Stars: Chadwick Boseman, Nelsan Ellis, Viola Davis, Dan Aykroyd, Octavia Spencer, Jill Scott, Aunjanue Ellis, Tika Sumpter, Lennie James

Director: Tate Taylor

We're running through a season of movies with terrible, hard-to-remember titles, and this serviceable biography of James Brown, the 'godfather of soul', is up there with the worst. Boseman is sensational as Brown himself, and Ellis also very good as his long-serving (and -suffering) colleague Bobby Brown, but the film itself is a routine musical biopic with rather unimaginative re-creations of Brown's best-remembered songs and stage routines.

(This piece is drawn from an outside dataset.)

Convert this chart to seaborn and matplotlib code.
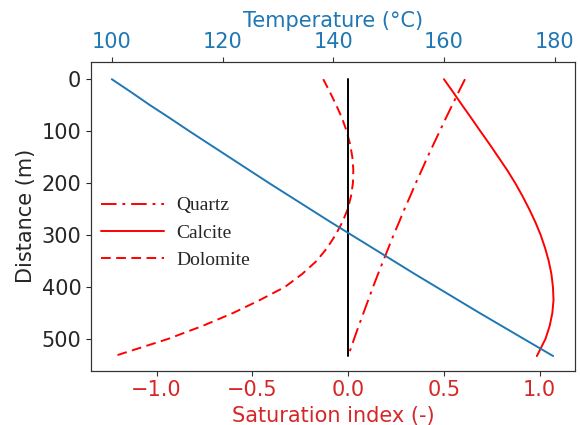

The narrative, as is the fashion these days, dashes back and forth between various segments of Brown's life. When we can keep track, we see the impoverished childhood in a shack, soon deserted by both father and mother (although the kid playing Brown looks a lot more than six), the prison sentence for stealing a suit (he also steals shoes from a suicide) and the meeting with the group headed by Byrd, for whom, now renamed the Famous Flames, Brown quickly becomes the frontman.

We briefly glimpse his sex life and two wives and his alienation of most of his friends and backing musicians, albeit supported stalwartly by his agent, a white man, Pop, nicely played by Aykroyd, with whom he gets on better than anyone.

It's an adequate tribute to a towering figure of popular music, but no more, directed by Tate Taylor (who made The Help) with an almost complete lack of flair. Boseman's impression of Brown, though, is a tour-de-force, down to the screeching vocals, athletic moves and charisma on stage - even if it's doubtful if many of today's generation (at least in the UK) will have heard of this music colossus.

David Quinlan

USA 2014. UK Distributor: Universal. Colour by FotoKem.
139 minutes. Not widescreen. UK certificate: 12A.

Guidance ratings (out of 3): Sex/nudity 1, Violence/Horror 0, Drugs 1, Swearing 1.